How survivors forged unexpected friendships after the 2017 wildfires
The North Bay firestorm claimed 40 lives and destroyed 6,187 homes. And yet, some good came of it. In rebuilding their lives, many survivors found an unexpected bounty: the friendships forged in the aftermath of the disaster - bonds stronger than many had known before Oct. 9, 2017.
“We've had so much loss and tragedy,” said a Coffey Park resident who lost her home of 30 years, “but we've gained so much emotionally.”
Bent, but not broken
Jim Scally is still mourning the 150-year-old oak tree he lost in the Tubbs fire that also claimed his house on Crimson Lane in Coffey Park.
“We bought the house because of that tree,” he said.
Having salvaged a section of its trunk, however, he intends to turn cuts of it into bar tables and other oak items, which he will give to friends. pla
“People will be saying, ‘Oh God, not another cheese tray from Scally,'” he predicted, with a grin, during a recent tour of the neighborhood.
Bar tables and cheese trays fall into a category Scally and his wife, LuAnn, have dubbed “upsides” - unlikely ways their lives have improved since the Tubbs fire laid them low.
For instance, Scally said, “All the sudden, we no longer needed to have a garage sale. And we can use all the profanity we want, and no one cares.”
Some upsides are more real than others. The gifts they value most can be counted during a slow ride around the neighborhood with Scally, who wasn't exactly a shrinking violet before the Tubbs fire.
After it, however, his circle of friends has expanded threefold, like the heart of the Grinch who stole Christmas.
“Hey Gary!” he shouts to a man spray-painting baseboards in his garage. Gary smiles and waves.
Heading south on Kerry Lane, Scally drives past the home of May Salido. On Dec. 8, 2018, the day she and her three children returned to Coffey Park, he welcomed them back, after introducing himself as “the Griswold guy.”
Some of Scally's renown comes from his custom of decking his house with more than 2,000 lights every Christmas, ala Clark Griswold in “National Lampoon's Christmas Vacation.”
“I know your house,” she said. He told her where she could get a deal on a storage shed. They've become friends.
Further south on Kerry, he parked the car and bounded out to embrace a woman standing in her driveway.
“Hello, dear friend,” said Pamela Van Halsema, who he met through neighborhood support group Coffey Strong, and who excitedly invited him in to see her nearly finished home. They chatted about light fixtures and tile backsplashes, and then things got real.
“This fire bent me the most I've ever been bent,” he shared with her. “But I'm thankful, 'cause it forced me to really look at my life.'”
The staggering material losses of the fire survivors have a psychological parallel inside them.
“Not only has their physical life been rebuilt,” said Doreen Van Leeuwen, a Santa Rosa-based marriage and family therapist, “but they are being rewired neurologically from this experience.”

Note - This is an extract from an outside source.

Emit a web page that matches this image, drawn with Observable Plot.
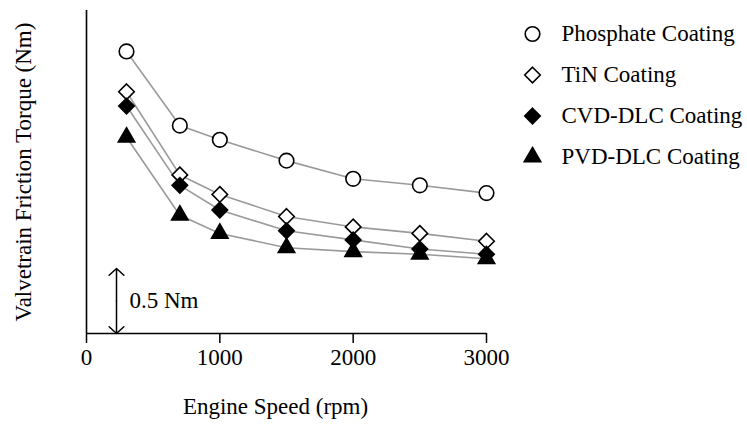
<!DOCTYPE html>
<html>
<head>
<meta charset="utf-8">
<script src="https://cdn.jsdelivr.net/npm/d3@7"></script>
<script src="https://cdn.jsdelivr.net/npm/@observablehq/plot@0.6"></script>
<style>
  html, body { margin: 0; padding: 0; background: #fff; }
  #wrap { position: relative; width: 747px; height: 425px; }
  #legend { position: absolute; left: 520px; top: 11px; }
</style>
</head>
<body>
<div id="wrap"><div id="chart"></div><div id="legend"></div></div>
<script>
const speeds = [300, 700, 1000, 1500, 2000, 2500, 3000];
const coatings = ["Phosphate Coating", "TiN Coating", "CVD-DLC Coating", "PVD-DLC Coating"];
const phosphate = [2.17, 1.60, 1.49, 1.33, 1.19, 1.14, 1.08];
const tin       = [1.86, 1.22, 1.07, 0.90, 0.82, 0.77, 0.71];
const cvd       = [1.75, 1.14, 0.95, 0.79, 0.72, 0.65, 0.61];
const pvd       = [1.51, 0.91, 0.77, 0.66, 0.63, 0.61, 0.575];
const xTicks = [0, 1000, 2000, 3000];
const xLabel = "Engine Speed (rpm)";
const yLabel = "Valvetrain Friction Torque (Nm)";
const scaleBar = {speed: 225, from: 0, to: 0.5, label: "0.5 Nm"};

const symbols = ["circle", "diamond2", "diamond2", "triangle"];
const fills = ["white", "white", "black", "black"];
const sizes = [7.3, 7.0, 7.0, 6.1];

const seriesValues = [phosphate, tin, cvd, pvd];
const rows = coatings.flatMap((c, i) =>
  speeds.map((s, j) => ({coating: c, speed: s, torque: seriesValues[i][j], idx: i})));

const font = "'Liberation Serif', 'Times New Roman', serif";

const chart = Plot.plot({
  width: 747,
  height: 425,
  marginLeft: 86,
  marginRight: 261,
  marginTop: 10,
  marginBottom: 92,
  style: {fontFamily: font, fontSize: "23px", color: "black", background: "white"},
  x: {domain: [0, 3000]},
  y: {domain: [0, 2.485], axis: null},
  marks: [
    Plot.line(rows, {x: "speed", y: "torque", z: "coating", stroke: "#9a9a9a", strokeWidth: 1.6}),
    ...coatings.map((c, i) =>
      Plot.dot(rows.filter(d => d.idx === i), {
        x: "speed", y: "torque", symbol: () => symbols[i], r: sizes[i],
        fill: fills[i], stroke: "black", strokeWidth: 1.6
      })),
    Plot.ruleX([0], {stroke: "black", strokeWidth: 1.6}),
    Plot.ruleY([0], {stroke: "black", strokeWidth: 1.6}),
    Plot.axisX({ticks: xTicks, tickSize: 10, tickPadding: 5, tickFormat: d => String(d),
      label: null, strokeWidth: 1.5}),
    Plot.text([xLabel], {frameAnchor: "bottom", dy: 73, dx: -11, textAnchor: "middle", lineAnchor: "middle", fill: "black"}),
    Plot.text([yLabel], {frameAnchor: "left", rotate: -90, dx: -63, textAnchor: "middle", lineAnchor: "middle", fill: "black"}),
    Plot.arrow([scaleBar], {x: "speed", y1: d => (d.from + d.to) / 2, y2: "to", stroke: "black",
      strokeWidth: 1.5, headAngle: 95, headLength: 10, insetEnd: 0}),
    Plot.arrow([scaleBar], {x: "speed", y1: d => (d.from + d.to) / 2, y2: "from", stroke: "black",
      strokeWidth: 1.5, headAngle: 95, headLength: 10, insetEnd: 0}),
    Plot.text([scaleBar], {x: "speed", y: d => (d.from + d.to) / 2, text: "label", dx: 13,
      textAnchor: "start", lineAnchor: "middle", fill: "black"})
  ]
});
document.getElementById("chart").append(chart);

const legend = Plot.plot({
  width: 227,
  height: 167,
  margin: 0,
  style: {fontFamily: font, fontSize: "23px", color: "black", background: "transparent"},
  x: {axis: null},
  y: {type: "band", domain: coatings, padding: 0, axis: null},
  marks: [
    ...coatings.map((c, i) =>
      Plot.dot([c], {y: d => d, frameAnchor: "left", dx: 12, symbol: () => symbols[i], r: sizes[i],
        fill: fills[i], stroke: "black", strokeWidth: 1.6})),
    Plot.text(coatings, {y: d => d, frameAnchor: "left", dx: 41, text: d => d,
      textAnchor: "start", lineAnchor: "middle", fill: "black"})
  ]
});
document.getElementById("legend").append(legend);
</script>
</body>
</html>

The defenses victims had built up, the masks they wore to represent themselves, were suddenly removed.
“They've been forced to recreate themselves,” she said. “I think that's why some people are more open” to authentic communication, genuine friendships, and, well, hugs.
“C'mere, give me a hug,” Van Halsema said, when the tour was over.
Aside from making new friends, Scally has forged stronger bonds with old ones. His 2006 Dodge Charger, parked on Crimson Lane the night of the fire, somehow survived unscathed. A neighbor's son always had coveted that ride. So, a couple months after the blaze, Scally gave it to him.
“It made him feel incredible, and I've gotten to know that family a lot better,” he said. “That's just how the neighborhood operates.”
So it is. A month or so ago, some anonymous benefactor left in his front yard a 15-gallon pot containing a live oak tree.
More than just a porch
On a calm, cool Thursday night six adults and two kids gathered by the new porch of a house on Flintwood Drive, grown folks chatting over sips of beer and wine and the youngest child flitting around the front of the Hidden Valley home.
Neighbors here gathered before the fires, but at block parties, not on verandas or stoops. Over the course of the ongoing rebuild, many in the area have decided to add front porches to their new homes, offering a place for friends and neighbors to congregate, other than driveways and roads.
Tracy Condron, daughter of former city mayor Janet Condron, used to live nearby in Fountaingrove and was accustomed to jogging through the hilly Santa Rosa neighborhood.
When her home burned down in the Tubbs fire, the choice to move to Hidden Valley was made easier by the warmth she felt from residents at an early rebuild gathering.